Supplied records:
* start *

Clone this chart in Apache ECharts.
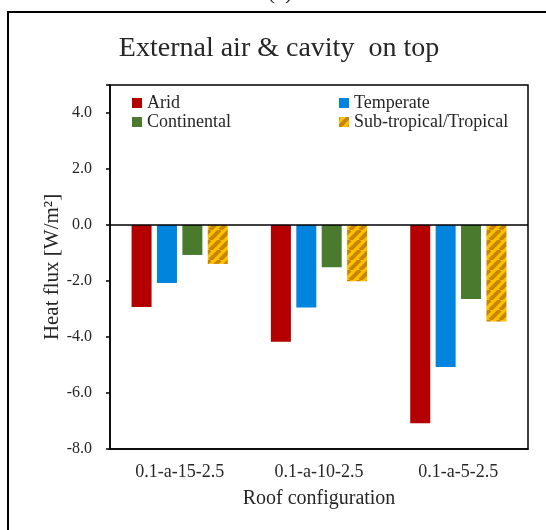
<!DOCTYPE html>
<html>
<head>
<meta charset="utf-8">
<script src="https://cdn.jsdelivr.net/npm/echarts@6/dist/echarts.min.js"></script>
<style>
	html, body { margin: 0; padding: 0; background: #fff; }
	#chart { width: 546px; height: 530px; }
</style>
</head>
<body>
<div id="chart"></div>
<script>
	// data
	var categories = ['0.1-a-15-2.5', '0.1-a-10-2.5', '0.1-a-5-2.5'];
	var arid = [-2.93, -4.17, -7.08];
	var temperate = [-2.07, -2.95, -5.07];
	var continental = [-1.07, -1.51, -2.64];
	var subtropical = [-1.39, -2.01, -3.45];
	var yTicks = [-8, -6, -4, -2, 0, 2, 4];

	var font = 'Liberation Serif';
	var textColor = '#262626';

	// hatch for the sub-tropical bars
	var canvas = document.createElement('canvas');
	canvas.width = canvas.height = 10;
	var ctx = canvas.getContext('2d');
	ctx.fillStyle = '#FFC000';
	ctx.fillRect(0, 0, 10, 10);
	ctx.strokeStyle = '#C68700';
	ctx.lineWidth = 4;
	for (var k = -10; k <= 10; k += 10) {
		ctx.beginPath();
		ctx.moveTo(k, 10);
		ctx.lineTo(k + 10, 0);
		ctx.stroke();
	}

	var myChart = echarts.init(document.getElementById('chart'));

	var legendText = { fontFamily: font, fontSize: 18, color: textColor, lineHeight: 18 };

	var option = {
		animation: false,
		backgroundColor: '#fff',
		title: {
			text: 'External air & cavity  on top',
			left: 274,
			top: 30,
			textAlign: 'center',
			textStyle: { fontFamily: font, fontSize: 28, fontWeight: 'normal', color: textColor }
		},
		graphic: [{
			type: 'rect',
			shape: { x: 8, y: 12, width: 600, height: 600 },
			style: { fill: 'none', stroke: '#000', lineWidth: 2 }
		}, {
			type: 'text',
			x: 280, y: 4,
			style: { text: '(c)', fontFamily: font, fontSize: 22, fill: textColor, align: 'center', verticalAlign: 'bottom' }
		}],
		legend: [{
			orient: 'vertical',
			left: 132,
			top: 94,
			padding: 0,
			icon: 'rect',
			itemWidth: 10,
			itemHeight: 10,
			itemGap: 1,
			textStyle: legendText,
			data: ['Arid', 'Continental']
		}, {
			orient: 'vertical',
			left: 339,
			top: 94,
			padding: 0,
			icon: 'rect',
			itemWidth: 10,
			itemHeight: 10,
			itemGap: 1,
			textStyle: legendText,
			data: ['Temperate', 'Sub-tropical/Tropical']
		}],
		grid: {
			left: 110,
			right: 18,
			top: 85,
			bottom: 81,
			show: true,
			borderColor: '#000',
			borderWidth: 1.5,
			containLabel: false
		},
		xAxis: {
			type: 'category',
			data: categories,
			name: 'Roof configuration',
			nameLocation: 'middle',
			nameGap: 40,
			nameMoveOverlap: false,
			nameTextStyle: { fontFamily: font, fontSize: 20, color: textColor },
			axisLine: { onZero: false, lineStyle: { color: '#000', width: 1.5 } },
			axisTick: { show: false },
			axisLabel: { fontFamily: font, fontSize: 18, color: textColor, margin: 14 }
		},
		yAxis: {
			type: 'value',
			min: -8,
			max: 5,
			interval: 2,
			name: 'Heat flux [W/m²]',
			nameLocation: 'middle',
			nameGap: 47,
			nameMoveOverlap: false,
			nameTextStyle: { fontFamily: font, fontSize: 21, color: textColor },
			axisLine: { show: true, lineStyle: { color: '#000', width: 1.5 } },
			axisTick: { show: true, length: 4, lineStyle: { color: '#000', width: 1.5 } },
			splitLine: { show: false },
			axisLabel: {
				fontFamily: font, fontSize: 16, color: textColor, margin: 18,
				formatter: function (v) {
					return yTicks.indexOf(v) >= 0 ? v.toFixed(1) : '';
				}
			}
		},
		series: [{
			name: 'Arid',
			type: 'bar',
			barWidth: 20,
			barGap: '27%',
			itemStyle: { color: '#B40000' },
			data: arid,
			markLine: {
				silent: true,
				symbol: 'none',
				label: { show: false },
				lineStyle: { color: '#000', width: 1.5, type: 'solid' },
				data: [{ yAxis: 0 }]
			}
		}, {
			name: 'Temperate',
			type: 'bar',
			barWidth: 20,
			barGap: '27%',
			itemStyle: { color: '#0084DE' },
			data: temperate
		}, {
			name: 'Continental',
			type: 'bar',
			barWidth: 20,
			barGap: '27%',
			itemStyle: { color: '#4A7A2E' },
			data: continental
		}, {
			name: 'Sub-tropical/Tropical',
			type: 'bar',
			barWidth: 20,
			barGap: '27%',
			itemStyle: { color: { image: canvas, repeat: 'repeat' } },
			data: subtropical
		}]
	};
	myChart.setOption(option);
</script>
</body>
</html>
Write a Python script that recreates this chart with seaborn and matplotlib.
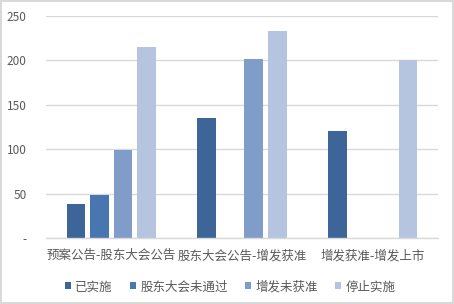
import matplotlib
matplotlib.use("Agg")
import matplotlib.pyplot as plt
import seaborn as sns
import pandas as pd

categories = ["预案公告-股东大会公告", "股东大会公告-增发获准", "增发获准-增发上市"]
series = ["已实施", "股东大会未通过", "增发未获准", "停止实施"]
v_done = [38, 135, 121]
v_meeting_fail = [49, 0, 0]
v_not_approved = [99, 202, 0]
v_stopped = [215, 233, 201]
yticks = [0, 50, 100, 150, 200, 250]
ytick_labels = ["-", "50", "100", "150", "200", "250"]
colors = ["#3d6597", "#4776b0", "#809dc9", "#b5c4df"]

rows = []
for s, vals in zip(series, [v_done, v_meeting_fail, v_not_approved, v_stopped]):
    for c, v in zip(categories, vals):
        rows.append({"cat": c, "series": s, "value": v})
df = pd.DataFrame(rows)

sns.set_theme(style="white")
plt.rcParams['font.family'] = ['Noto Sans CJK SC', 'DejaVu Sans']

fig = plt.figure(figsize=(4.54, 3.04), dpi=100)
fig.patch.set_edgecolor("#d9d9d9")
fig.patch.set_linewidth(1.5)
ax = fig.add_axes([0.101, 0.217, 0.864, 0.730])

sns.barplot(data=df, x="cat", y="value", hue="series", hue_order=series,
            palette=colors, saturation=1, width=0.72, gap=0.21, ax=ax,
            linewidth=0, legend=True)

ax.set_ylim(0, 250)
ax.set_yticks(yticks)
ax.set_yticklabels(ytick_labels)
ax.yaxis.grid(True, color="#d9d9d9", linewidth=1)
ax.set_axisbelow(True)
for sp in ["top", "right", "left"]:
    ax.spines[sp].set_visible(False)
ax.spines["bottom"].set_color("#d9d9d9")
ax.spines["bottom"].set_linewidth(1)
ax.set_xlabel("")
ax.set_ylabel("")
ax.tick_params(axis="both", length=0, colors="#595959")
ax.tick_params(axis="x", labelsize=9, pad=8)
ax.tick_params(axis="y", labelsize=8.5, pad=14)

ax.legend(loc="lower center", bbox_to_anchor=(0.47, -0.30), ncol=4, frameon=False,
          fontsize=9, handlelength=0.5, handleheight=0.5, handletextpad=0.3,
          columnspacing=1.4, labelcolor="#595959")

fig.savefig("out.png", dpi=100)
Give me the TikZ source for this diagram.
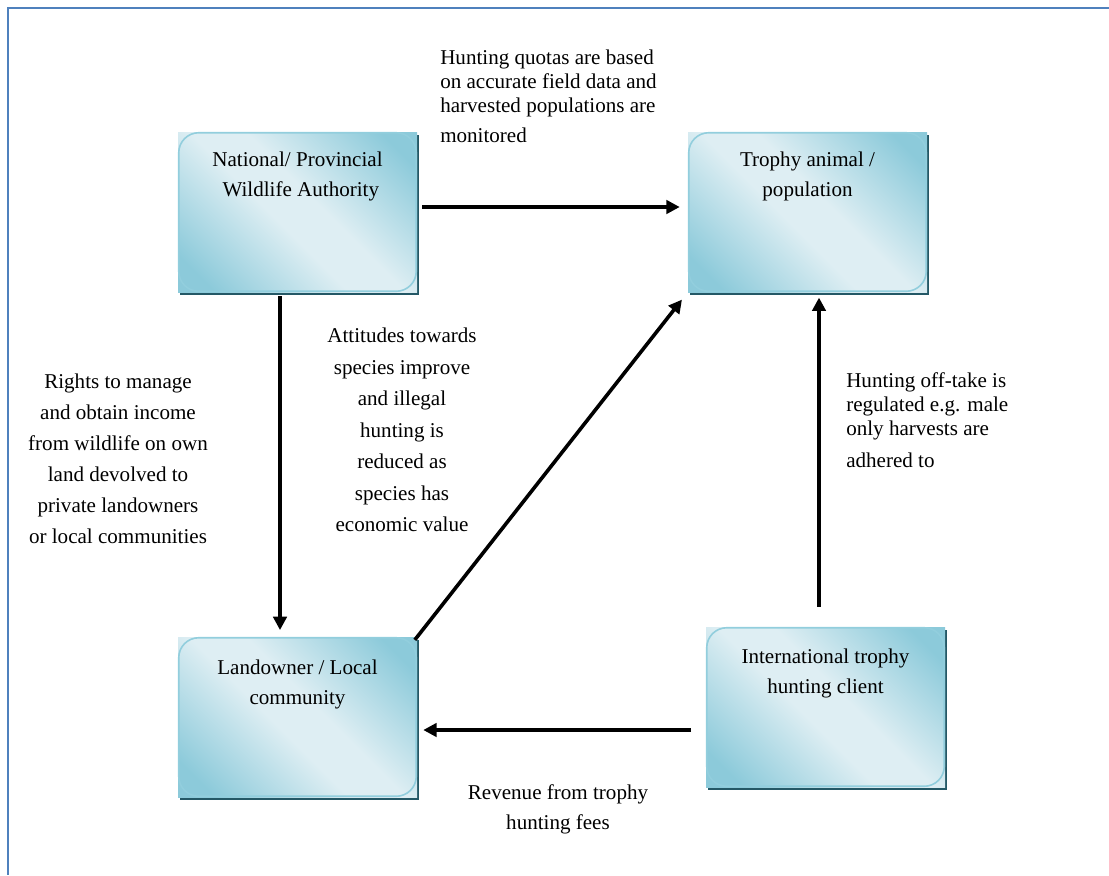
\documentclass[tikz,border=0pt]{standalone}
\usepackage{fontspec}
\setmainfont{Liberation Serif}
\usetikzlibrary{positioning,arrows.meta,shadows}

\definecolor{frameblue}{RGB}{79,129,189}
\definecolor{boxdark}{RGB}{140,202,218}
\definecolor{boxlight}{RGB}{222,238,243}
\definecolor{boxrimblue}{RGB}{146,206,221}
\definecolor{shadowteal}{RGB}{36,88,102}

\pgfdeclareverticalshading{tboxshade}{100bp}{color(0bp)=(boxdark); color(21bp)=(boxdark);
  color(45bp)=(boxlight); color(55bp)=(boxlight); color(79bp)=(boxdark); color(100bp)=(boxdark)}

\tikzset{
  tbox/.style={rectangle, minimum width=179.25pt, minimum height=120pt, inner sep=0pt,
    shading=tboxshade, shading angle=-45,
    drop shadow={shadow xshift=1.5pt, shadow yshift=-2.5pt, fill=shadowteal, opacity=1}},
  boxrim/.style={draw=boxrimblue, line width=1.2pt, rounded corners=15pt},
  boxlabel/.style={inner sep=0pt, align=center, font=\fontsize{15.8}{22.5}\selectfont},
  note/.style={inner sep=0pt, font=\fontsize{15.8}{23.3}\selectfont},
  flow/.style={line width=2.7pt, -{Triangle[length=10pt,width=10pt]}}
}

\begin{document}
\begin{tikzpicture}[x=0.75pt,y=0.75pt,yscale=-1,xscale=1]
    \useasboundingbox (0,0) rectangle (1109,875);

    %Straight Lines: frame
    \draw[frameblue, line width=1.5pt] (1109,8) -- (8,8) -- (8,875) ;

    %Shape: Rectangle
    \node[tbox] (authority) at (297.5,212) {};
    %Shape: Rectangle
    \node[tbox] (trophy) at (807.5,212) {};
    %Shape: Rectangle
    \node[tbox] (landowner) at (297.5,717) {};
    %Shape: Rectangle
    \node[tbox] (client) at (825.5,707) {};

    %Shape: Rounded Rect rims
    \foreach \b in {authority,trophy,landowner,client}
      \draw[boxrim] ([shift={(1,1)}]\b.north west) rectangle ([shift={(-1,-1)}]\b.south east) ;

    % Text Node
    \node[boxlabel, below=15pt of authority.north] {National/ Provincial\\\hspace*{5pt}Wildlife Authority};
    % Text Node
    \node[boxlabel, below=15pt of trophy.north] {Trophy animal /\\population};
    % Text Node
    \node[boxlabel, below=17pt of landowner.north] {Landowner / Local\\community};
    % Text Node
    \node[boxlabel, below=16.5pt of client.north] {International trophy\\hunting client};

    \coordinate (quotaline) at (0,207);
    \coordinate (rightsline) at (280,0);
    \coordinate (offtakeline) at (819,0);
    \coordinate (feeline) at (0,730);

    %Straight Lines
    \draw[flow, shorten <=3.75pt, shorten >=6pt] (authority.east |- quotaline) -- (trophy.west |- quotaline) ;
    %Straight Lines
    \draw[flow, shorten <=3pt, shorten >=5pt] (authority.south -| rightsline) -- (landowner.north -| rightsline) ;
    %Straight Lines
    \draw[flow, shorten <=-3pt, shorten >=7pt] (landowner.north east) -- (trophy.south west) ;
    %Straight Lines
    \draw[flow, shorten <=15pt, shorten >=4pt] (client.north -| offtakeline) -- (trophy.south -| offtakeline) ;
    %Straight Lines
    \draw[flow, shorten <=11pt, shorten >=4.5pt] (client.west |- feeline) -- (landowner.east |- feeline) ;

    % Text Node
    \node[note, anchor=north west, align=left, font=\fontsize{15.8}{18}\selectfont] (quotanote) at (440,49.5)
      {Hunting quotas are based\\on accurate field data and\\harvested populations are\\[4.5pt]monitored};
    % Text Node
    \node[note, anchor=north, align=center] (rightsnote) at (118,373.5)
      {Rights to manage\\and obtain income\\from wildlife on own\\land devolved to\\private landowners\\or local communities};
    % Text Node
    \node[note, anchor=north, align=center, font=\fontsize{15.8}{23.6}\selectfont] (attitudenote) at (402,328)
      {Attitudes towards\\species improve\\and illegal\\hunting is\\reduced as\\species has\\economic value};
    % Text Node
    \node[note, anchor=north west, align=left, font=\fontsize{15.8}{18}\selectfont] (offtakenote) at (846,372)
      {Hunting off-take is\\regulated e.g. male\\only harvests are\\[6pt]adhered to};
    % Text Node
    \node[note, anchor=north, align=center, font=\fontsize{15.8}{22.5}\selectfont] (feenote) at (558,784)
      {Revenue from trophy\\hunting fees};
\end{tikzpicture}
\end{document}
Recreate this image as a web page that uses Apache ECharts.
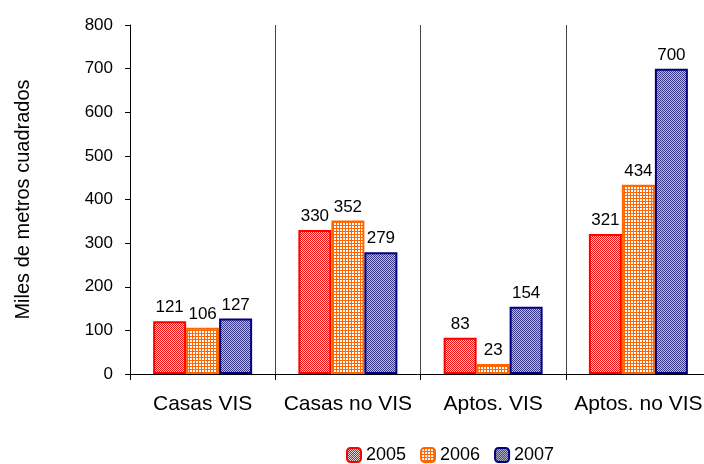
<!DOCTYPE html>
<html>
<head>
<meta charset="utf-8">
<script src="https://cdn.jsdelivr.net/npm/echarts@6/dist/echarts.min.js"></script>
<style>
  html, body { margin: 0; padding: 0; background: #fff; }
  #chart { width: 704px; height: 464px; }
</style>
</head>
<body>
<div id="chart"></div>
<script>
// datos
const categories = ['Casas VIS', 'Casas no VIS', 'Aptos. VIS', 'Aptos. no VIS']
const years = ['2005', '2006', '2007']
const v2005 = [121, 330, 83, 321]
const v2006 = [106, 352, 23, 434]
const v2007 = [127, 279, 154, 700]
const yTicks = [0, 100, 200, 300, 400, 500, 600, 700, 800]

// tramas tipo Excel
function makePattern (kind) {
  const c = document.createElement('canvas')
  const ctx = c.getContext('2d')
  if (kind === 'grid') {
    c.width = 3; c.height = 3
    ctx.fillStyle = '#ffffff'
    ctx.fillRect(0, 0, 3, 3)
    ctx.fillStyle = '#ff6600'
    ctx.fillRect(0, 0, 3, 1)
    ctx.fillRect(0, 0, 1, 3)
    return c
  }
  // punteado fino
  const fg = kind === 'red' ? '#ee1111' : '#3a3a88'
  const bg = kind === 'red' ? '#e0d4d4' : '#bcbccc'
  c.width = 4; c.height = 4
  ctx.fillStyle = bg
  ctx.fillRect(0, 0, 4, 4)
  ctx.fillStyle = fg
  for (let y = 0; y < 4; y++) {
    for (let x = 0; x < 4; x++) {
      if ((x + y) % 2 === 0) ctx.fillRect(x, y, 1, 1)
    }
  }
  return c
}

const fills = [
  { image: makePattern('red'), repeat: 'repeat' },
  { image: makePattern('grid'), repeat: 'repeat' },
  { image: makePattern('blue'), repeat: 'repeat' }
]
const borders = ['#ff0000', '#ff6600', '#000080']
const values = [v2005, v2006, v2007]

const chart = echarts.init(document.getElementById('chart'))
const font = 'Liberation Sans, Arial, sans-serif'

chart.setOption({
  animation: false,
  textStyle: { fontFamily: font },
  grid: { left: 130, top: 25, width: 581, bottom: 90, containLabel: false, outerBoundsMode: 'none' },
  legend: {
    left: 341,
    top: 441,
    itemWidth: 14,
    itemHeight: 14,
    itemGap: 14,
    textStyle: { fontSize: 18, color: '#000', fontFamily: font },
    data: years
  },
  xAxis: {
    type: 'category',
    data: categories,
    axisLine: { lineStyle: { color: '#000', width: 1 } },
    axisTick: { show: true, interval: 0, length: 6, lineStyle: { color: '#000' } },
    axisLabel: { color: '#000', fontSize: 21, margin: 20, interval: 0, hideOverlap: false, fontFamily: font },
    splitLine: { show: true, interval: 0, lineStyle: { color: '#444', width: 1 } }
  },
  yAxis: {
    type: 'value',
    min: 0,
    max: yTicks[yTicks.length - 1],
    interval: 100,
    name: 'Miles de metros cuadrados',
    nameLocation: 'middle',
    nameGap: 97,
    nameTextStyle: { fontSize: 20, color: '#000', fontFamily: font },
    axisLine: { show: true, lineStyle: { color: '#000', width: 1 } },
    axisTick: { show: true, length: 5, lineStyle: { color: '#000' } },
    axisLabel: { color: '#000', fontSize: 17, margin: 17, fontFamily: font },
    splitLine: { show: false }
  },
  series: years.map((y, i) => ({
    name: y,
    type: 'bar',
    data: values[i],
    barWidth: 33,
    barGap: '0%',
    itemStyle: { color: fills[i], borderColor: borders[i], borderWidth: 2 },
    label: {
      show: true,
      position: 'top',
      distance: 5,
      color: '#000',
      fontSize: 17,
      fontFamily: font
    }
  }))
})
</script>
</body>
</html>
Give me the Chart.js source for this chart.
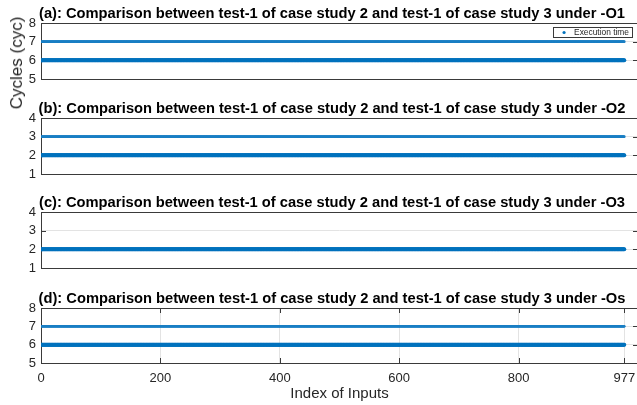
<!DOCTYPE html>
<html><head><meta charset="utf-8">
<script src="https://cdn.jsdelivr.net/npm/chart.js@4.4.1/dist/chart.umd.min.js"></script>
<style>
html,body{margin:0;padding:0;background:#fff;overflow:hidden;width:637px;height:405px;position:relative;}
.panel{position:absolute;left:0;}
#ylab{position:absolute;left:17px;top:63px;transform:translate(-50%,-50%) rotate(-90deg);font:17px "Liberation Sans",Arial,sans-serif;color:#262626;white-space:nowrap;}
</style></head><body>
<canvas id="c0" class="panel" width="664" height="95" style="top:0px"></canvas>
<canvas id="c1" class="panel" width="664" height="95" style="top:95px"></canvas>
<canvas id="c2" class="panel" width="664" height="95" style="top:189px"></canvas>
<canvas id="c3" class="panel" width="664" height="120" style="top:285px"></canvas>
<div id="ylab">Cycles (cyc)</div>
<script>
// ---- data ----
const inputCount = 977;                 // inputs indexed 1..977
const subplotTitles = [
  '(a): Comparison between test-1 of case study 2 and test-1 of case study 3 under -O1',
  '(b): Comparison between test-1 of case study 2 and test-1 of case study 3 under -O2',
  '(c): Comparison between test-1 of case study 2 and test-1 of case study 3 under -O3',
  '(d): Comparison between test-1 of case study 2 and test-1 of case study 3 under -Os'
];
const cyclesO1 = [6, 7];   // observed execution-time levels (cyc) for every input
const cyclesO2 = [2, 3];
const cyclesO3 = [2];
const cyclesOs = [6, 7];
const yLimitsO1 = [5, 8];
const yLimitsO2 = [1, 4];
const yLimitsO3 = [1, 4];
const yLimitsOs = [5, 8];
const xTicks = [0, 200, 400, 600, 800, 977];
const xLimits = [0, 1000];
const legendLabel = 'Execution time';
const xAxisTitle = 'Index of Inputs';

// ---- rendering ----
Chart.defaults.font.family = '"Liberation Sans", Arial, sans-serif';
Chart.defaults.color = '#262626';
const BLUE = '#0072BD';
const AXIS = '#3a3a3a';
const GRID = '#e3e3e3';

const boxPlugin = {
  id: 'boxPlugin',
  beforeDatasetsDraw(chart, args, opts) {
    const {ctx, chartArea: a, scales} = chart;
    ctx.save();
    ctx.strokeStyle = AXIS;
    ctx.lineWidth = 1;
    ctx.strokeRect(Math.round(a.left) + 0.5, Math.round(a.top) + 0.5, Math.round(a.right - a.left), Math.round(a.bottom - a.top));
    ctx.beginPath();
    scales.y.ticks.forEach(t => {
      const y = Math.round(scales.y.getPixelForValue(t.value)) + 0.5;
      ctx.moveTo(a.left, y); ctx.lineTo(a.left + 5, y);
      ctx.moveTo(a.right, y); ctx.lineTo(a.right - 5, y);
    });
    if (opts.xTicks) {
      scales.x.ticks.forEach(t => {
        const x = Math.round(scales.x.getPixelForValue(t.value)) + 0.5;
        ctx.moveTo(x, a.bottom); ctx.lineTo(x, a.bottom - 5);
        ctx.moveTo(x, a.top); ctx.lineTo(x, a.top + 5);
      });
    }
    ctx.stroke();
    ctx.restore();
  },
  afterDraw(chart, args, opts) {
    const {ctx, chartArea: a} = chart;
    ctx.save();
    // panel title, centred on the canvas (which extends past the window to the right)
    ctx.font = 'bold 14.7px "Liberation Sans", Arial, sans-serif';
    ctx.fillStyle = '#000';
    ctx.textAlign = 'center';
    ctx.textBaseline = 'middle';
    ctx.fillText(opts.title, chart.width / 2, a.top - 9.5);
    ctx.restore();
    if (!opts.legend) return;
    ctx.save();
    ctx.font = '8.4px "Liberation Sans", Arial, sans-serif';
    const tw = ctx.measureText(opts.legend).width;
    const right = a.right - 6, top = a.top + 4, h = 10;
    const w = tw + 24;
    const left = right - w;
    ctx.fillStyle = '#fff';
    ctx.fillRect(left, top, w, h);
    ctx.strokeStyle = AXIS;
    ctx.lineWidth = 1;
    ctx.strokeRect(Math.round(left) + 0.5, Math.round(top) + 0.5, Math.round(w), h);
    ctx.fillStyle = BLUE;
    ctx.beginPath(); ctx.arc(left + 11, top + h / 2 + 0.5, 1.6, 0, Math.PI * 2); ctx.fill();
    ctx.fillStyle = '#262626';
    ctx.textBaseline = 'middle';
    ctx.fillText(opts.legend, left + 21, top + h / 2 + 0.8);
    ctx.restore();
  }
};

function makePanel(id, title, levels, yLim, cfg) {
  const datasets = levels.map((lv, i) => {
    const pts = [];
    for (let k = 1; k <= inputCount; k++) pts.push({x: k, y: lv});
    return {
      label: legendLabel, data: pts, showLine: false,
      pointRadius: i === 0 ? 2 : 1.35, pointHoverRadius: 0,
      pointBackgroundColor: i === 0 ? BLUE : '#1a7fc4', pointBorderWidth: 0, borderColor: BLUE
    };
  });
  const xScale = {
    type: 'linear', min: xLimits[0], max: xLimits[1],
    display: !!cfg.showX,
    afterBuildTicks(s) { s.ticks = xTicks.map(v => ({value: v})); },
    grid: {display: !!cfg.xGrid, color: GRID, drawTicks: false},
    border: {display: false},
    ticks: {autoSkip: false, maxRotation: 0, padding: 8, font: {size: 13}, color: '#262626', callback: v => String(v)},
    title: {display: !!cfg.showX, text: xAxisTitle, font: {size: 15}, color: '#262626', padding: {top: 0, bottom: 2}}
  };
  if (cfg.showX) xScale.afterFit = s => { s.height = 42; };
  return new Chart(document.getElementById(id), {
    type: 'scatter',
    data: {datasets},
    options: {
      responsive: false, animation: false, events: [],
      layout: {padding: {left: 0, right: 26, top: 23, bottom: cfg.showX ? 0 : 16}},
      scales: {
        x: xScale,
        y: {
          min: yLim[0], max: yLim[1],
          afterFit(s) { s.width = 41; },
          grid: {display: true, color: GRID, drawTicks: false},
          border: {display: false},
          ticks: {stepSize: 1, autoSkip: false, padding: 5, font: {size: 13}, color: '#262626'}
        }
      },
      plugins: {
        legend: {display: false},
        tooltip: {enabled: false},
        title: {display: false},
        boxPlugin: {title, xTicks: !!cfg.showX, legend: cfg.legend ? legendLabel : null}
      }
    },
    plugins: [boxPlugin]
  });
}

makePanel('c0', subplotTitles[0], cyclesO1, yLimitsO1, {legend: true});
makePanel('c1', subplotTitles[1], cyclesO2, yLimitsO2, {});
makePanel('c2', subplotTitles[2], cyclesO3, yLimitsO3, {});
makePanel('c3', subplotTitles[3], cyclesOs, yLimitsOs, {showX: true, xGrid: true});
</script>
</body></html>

* end *

Required work:
Nothing but the lines from the one containing "Write a Python" through the one containing "plt.rcParams['font.family'] = ['Noto" should appear in your copy, exactly as written and without pictures.

Complete answer:
Write a Python script that recreates this chart with seaborn and matplotlib.
import matplotlib
matplotlib.use("Agg")
import matplotlib.pyplot as plt
import seaborn as sns
import pandas as pd

categories = ["预案公告-股东大会公告", "股东大会公告-增发获准", "增发获准-增发上市"]
series = ["已实施", "股东大会未通过", "增发未获准", "停止实施"]
v_done = [38, 135, 121]
v_meeting_fail = [49, 0, 0]
v_not_approved = [99, 202, 0]
v_stopped = [215, 233, 201]
yticks = [0, 50, 100, 150, 200, 250]
ytick_labels = ["-", "50", "100", "150", "200", "250"]
colors = ["#3d6597", "#4776b0", "#809dc9", "#b5c4df"]

rows = []
for s, vals in zip(series, [v_done, v_meeting_fail, v_not_approved, v_stopped]):
    for c, v in zip(categories, vals):
        rows.append({"cat": c, "series": s, "value": v})
df = pd.DataFrame(rows)

sns.set_theme(style="white")
plt.rcParams['font.family'] = ['Noto Sans CJK SC', 'DejaVu Sans']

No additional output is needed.